The Fergusonia File

Sunday, November 05, 2006

Trotter Term Paper Proposal

Salutations, Comrades!
Here is my proposal for the term paper. I was a little unclear as to the level of research we were to include, so I stuck mostly to hammering out an interesting argument. I made a cursory perusal of LION to see if anyone had written extensively on this topic, and I concluded that my paper would be at least somewhat fresh. It took me a long time to arrive at a new angle; thinking this week has been like pulling teeth.

Catharine Trotter’s Love at a Loss; or, Most Votes Carry It (1700) is a play very much concerned with ideas of justice and correction, yet comparatively little critical attention has been paid to these concepts. While it is true that the majority of literary works employ some type of transgressive behaviour to propel the plot, Trotter’s famed engagement with issues of morality and agency in her philosophical writings justifies a closer look at the mechanics of justice in her sole comedy. Anne Kelley contends that the keynote of Trotter’s moral argumentation is the privileging of principled rationality in the government of human affairs. Kelley notes with specific reference to Love at a Loss, that in cases of contention between personal volition and public good, Trotter invariably privileges the latter. Kelley reads Love at a Loss as a qualified “endorsement of the existing social order,” and especially the individual’s “social obligation to honour contractual agreement” (92).

The concepts of revenge, retribution and justice in general are thus linked to social codes of behaviour in the text, but not in a way that neatly conforms to Trotter’s stated philosophical views.

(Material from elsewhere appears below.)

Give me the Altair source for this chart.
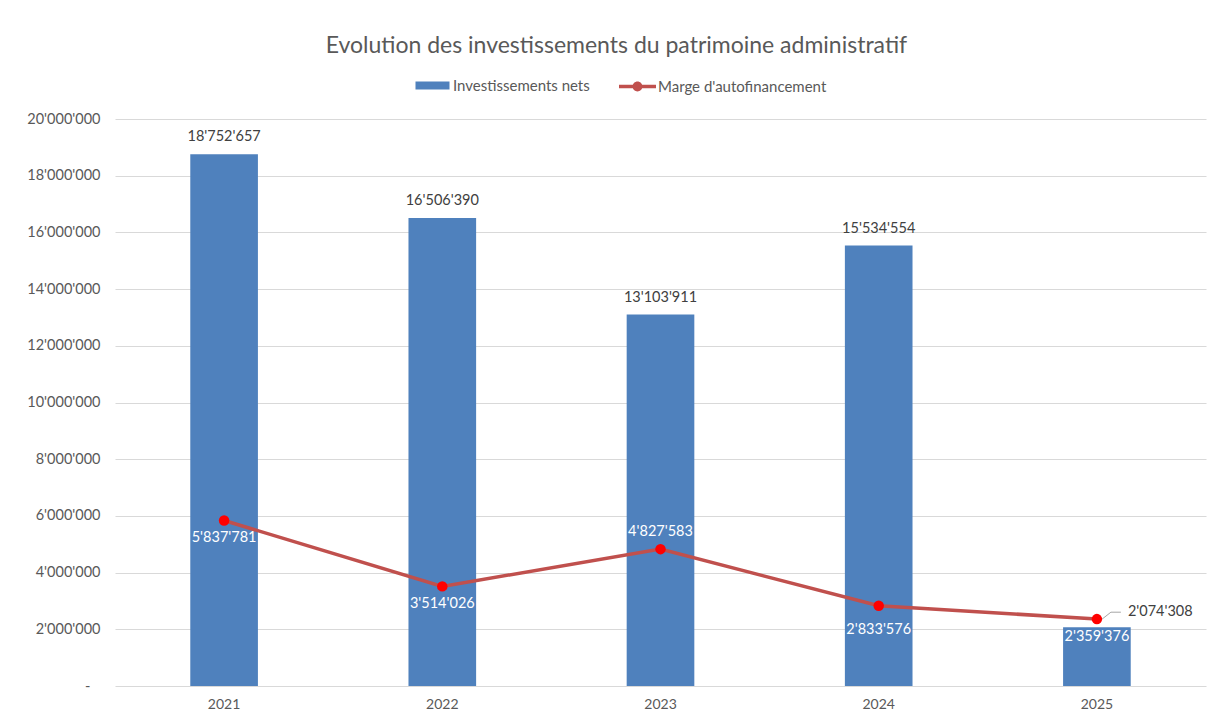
import altair as alt
import pandas as pd

years = ["2021", "2022", "2023", "2024", "2025"]
invest = [18752657, 16506390, 13103911, 15534554, 2074308]
marge = [5837781, 3514026, 4827583, 2833576, 2359376]
y_ticks = [0, 2000000, 4000000, 6000000, 8000000, 10000000,
           12000000, 14000000, 16000000, 18000000, 20000000]

SERIE_BAR = "Investissements nets"
SERIE_LINE = "Marge d'autofinancement"


def fmt(v):
    return f"{v:,}".replace(",", "'")


df = pd.DataFrame({"annee": years, "invest": invest, "marge": marge})
df["invest_lbl"] = [fmt(v) for v in invest]
df["marge_lbl"] = [fmt(v) for v in marge]
df["serie_bar"] = SERIE_BAR
df["serie_line"] = SERIE_LINE

FONT = "Lato"
GRAY = "#595959"
LBL = 14.5

x = alt.X(
    "annee:N", title=None,
    scale=alt.Scale(paddingInner=0.69, paddingOuter=0.345),
    axis=alt.Axis(labelAngle=0, labelColor=GRAY, labelFontSize=14, labelFont=FONT,
                  labelPadding=11, ticks=False, domain=False, grid=False),
)
yscale = alt.Scale(domain=[0, 20000000], nice=False, zero=True)
yaxis = alt.Axis(
    values=y_ticks, title=None, ticks=False, domain=False,
    labelPadding={"condition": {"test": "datum.value === 0", "value": 25}, "value": 15},
    labelColor=GRAY, labelFontSize=14.5, labelFont=FONT,
    gridColor="#D9D9D9", gridWidth=1,
    labelExpr="datum.value == 0 ? '-' : replace(format(datum.value, ','), regexp(',', 'g'), \"'\")",
)

base = alt.Chart(df)

bars = base.mark_bar().encode(
    x=x,
    y=alt.Y("invest:Q", scale=yscale, axis=yaxis),
    fill=alt.Fill(
        "serie_bar:N",
        scale=alt.Scale(domain=[SERIE_BAR], range=["#4F81BD"]),
        legend=alt.Legend(
            orient="none", legendX=306, legendY=-45, title=None, padding=0,
            symbolType="M-1.5,-0.35H1.5V0.35H-1.5Z", symbolSize=514,
            symbolStrokeWidth=0, labelOffset=9, labelFont=FONT, labelFontSize=15,
            labelColor=GRAY, labelLimit=400,
        ),
    ),
)

bar_lbl = base.mark_text(font=FONT, fontSize=LBL, color="#404040", dy=-17).encode(
    x=x, y=alt.Y("invest:Q", scale=yscale, axis=yaxis), text="invest_lbl:N"
).transform_filter("datum.annee != '2025'")

bar_lbl_side = base.mark_text(font=FONT, fontSize=LBL, color="#404040", align="left",
                              dx=31, dy=-15).encode(
    x=x, y=alt.Y("invest:Q", scale=yscale, axis=yaxis), text="invest_lbl:N"
).transform_filter("datum.annee == '2025'")

leader1 = base.mark_rule(color="#A6A6A6", strokeWidth=1, yOffset=-4, x2Offset=14, y2Offset=-15).encode(
    x=x, y=alt.Y("invest:Q", scale=yscale, axis=yaxis),
    x2=alt.X2("annee:N"), y2=alt.Y2("invest:Q"),
).transform_filter("datum.annee == '2025'")

leader2 = base.mark_rule(color="#A6A6A6", strokeWidth=1, xOffset=14, yOffset=-15, x2Offset=24, y2Offset=-15).encode(
    x=x, y=alt.Y("invest:Q", scale=yscale, axis=yaxis),
    x2=alt.X2("annee:N"), y2=alt.Y2("invest:Q"),
).transform_filter("datum.annee == '2025'")

line = base.mark_line(strokeWidth=3.5).encode(
    x=x,
    y=alt.Y("marge:Q", scale=yscale, axis=yaxis),
    stroke=alt.Stroke(
        "serie_line:N",
        scale=alt.Scale(domain=[SERIE_LINE], range=["#C0504D"]),
        legend=alt.Legend(
            orient="none", legendX=510, legendY=-45, title=None, padding=0,
            symbolType="M-1.5,-0.14H1.5V0.14H-1.5Z M-0.4,0A0.4,0.4 0 1,1 0.4,0A0.4,0.4 0 1,1 -0.4,0Z",
            symbolSize=608, symbolFillColor="#C0504D", symbolStrokeWidth=0,
            labelOffset=8, labelFont=FONT, labelFontSize=15, labelColor=GRAY,
            labelLimit=400,
        ),
    ),
)

points = base.mark_circle(size=110, color="#FF0000", opacity=1).encode(
    x=x, y=alt.Y("marge:Q", scale=yscale, axis=yaxis)
)

line_lbl_below = base.mark_text(font=FONT, fontSize=LBL, color="white", dy=18).encode(
    x=x, y=alt.Y("marge:Q", scale=yscale, axis=yaxis), text="marge_lbl:N"
).transform_filter("datum.annee != '2023' && datum.annee != '2024'")

line_lbl_below2 = base.mark_text(font=FONT, fontSize=LBL, color="white", dy=24).encode(
    x=x, y=alt.Y("marge:Q", scale=yscale, axis=yaxis), text="marge_lbl:N"
).transform_filter("datum.annee == '2024'")

line_lbl_above = base.mark_text(font=FONT, fontSize=LBL, color="white", dy=-17).encode(
    x=x, y=alt.Y("marge:Q", scale=yscale, axis=yaxis), text="marge_lbl:N"
).transform_filter("datum.annee == '2023'")

chart = alt.layer(
    bars, bar_lbl, bar_lbl_side, leader1, leader2, line, points,
    line_lbl_below, line_lbl_below2, line_lbl_above,
).resolve_legend(fill="independent", stroke="independent").properties(
    width=1091, height=567,
    padding={"left": 107, "top": 111, "right": 1, "bottom": 27},
    autosize=alt.AutoSizeParams(type="none"),
    background="white",
    title=alt.TitleParams(
        "Evolution des investissements du patrimoine administratif",
        font=FONT, fontSize=23, fontWeight="normal", color=GRAY,
        anchor="middle", frame="bounds", offset=16,
    ),
).configure_view(strokeWidth=0)

chart.save("out.html", embed_options={"renderer": "svg", "actions": False})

Of the two general modes of justice portrayed in the play—the personal and the communal—the personal is superior, if we take the definition of effective justice to be the matching of crime to punishment with correction as the desired end. By drawing on Trotter’s own philosophical writings (especially her Defence of the Essay of Human Understanding) and Hobbes’s Leviathan, with which Trotter contended, I will challenge the reading of Love at a Loss that claims its complete endorsement of communal justice. In terms of the correction and prevention of crime (or sin), the personal model, largely embodied in Lucilia, emerges as more effective than the communal. This fact undermines the model of communal morality proffered by Trotter, and aligns the play more with Hobbesian philosophy, in which the individual first considers his or her own judgment. The final vote scene forces the reader to re-examine the basis of communal justice, to see that communal justice is only as just as the members of the collective tribunal.

1 Comments:

Blogger Andrea said...

Your abstract seems very well thought out. I especially like your point that "Of the two general modes of justice portrayed in the play—the personal and the communal—the personal is superior, if we take the definition of effective justice to be the matching of crime to punishment with correction as the desired end." Will you be bringing contemporary moral theory (other than that of Hobbes)- especially on the subject of the social contract - into the essay?